→ **WHAT YOU WILL DO**
Copy nothing but the text: reproduce each line of the listing exactly and leave the pictures out.

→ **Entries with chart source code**
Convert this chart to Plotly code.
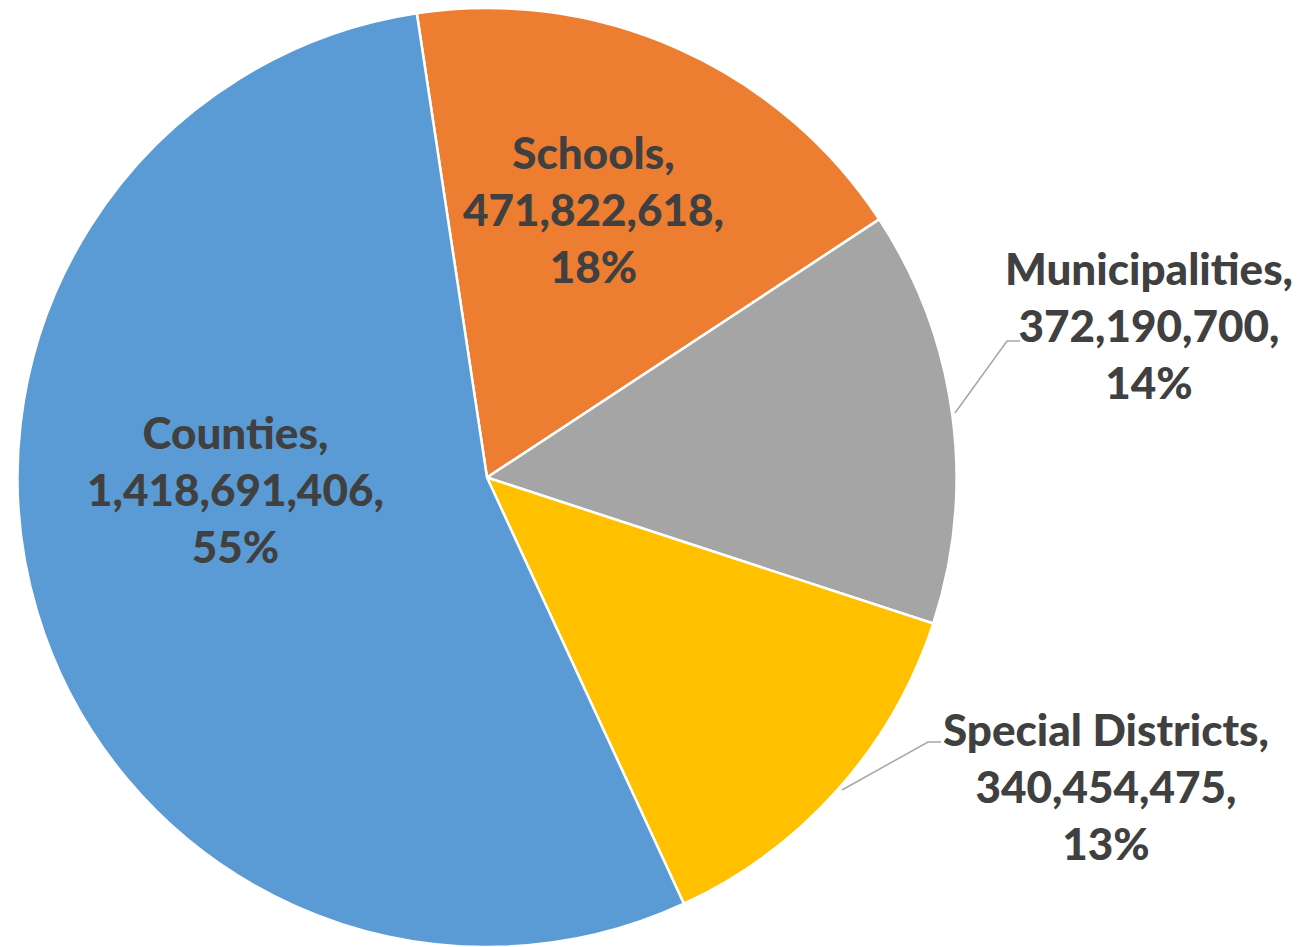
import plotly.graph_objects as go

# ---- data ----
categories = ["Schools", "Municipalities", "Special Districts", "Counties"]
values = [471822618, 372190700, 340454475, 1418691406]
pct_labels = [18, 14, 13, 55]
colors = ["#ED7D31", "#A5A5A5", "#FFC000", "#5B9BD5"]

W, H = 1309, 947
PAGE_OFFSET = 8  # body margin of the page


def px(x):
    return (x - PAGE_OFFSET) / W


def py(y):
    return min(1.0, max(0.0, 1 - (y - PAGE_OFFSET) / H))


fig = go.Figure()
fig.add_trace(go.Pie(
    labels=categories,
    values=values,
    sort=False,
    direction="clockwise",
    rotation=-8.6,
    marker=dict(colors=colors, line=dict(color="white", width=2.5)),
    textinfo="none",
    hoverinfo="label+value+percent",
    domain=dict(x=[px(17), px(957)], y=[py(947), py(8)]),
    showlegend=False,
))

# label placement (pixel layout positions of label block centres)
label_pos = {
    "Schools": (593, 209),
    "Municipalities": (1149, 325),
    "Special Districts": (1106, 786),
    "Counties": (235, 489),
}

annotations = []
for cat, v, pct in zip(categories, values, pct_labels):
    text = f"{cat},<br>{v:,},<br>{pct}%"
    x, y = label_pos[cat]
    annotations.append(dict(
        x=px(x), y=py(y), xref="paper", yref="paper",
        text=text, showarrow=False, xanchor="center", yanchor="middle",
        align="center",
        font=dict(family="Lato", size=44, color="#404040", weight=900),
    ))

# leader lines for outside labels
leaders = [
    [(955, 413), (1007, 341), (1020, 341)],
    [(842, 790), (928, 742), (941, 742)],
]
shapes = []
for pts in leaders:
    path = "M " + " L ".join(f"{px(a)},{py(b)}" for a, b in pts)
    shapes.append(dict(type="path", path=path, xref="paper", yref="paper",
                       line=dict(color="#A6A6A6", width=1.5)))

fig.update_layout(
    width=W, height=H,
    margin=dict(l=0, r=0, t=0, b=0),
    paper_bgcolor="white",
    plot_bgcolor="white",
    annotations=annotations,
    shapes=shapes,
)

fig.write_html("out.html")
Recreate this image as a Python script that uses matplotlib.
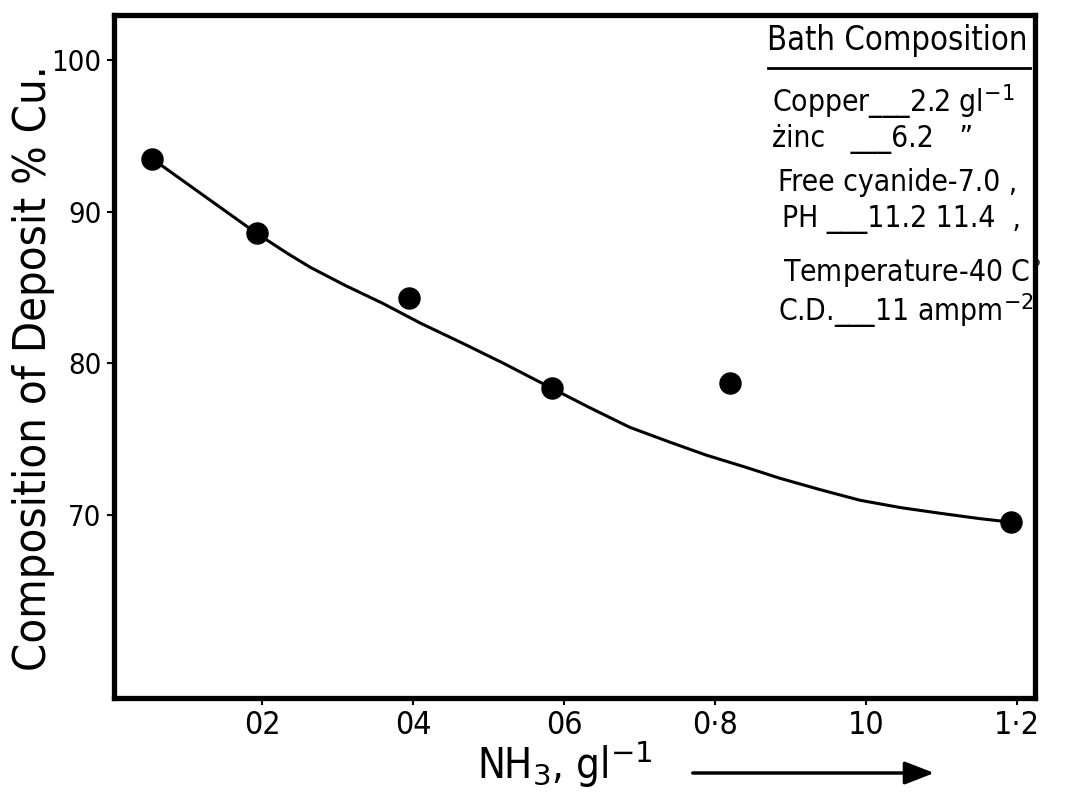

→ **COMPLETED TASK**
Convert this chart to Plotly code.
import plotly.graph_objects as go

# ---- data ----
categories = ["Schools", "Municipalities", "Special Districts", "Counties"]
values = [471822618, 372190700, 340454475, 1418691406]
pct_labels = [18, 14, 13, 55]
colors = ["#ED7D31", "#A5A5A5", "#FFC000", "#5B9BD5"]

W, H = 1309, 947
PAGE_OFFSET = 8  # body margin of the page


def px(x):
    return (x - PAGE_OFFSET) / W


def py(y):
    return min(1.0, max(0.0, 1 - (y - PAGE_OFFSET) / H))


fig = go.Figure()
fig.add_trace(go.Pie(
    labels=categories,
    values=values,
    sort=False,
    direction="clockwise",
    rotation=-8.6,
    marker=dict(colors=colors, line=dict(color="white", width=2.5)),
    textinfo="none",
    hoverinfo="label+value+percent",
    domain=dict(x=[px(17), px(957)], y=[py(947), py(8)]),
    showlegend=False,
))

# label placement (pixel layout positions of label block centres)
label_pos = {
    "Schools": (593, 209),
    "Municipalities": (1149, 325),
    "Special Districts": (1106, 786),
    "Counties": (235, 489),
}

annotations = []
for cat, v, pct in zip(categories, values, pct_labels):
    text = f"{cat},<br>{v:,},<br>{pct}%"
    x, y = label_pos[cat]
    annotations.append(dict(
        x=px(x), y=py(y), xref="paper", yref="paper",
        text=text, showarrow=False, xanchor="center", yanchor="middle",
        align="center",
        font=dict(family="Lato", size=44, color="#404040", weight=900),
    ))

# leader lines for outside labels
leaders = [
    [(955, 413), (1007, 341), (1020, 341)],
    [(842, 790), (928, 742), (941, 742)],
]
shapes = []
for pts in leaders:
    path = "M " + " L ".join(f"{px(a)},{py(b)}" for a, b in pts)
    shapes.append(dict(type="path", path=path, xref="paper", yref="paper",
                       line=dict(color="#A6A6A6", width=1.5)))

fig.update_layout(
    width=W, height=H,
    margin=dict(l=0, r=0, t=0, b=0),
    paper_bgcolor="white",
    plot_bgcolor="white",
    annotations=annotations,
    shapes=shapes,
)

fig.write_html("out.html")
Recreate this image as a Python script that uses matplotlib.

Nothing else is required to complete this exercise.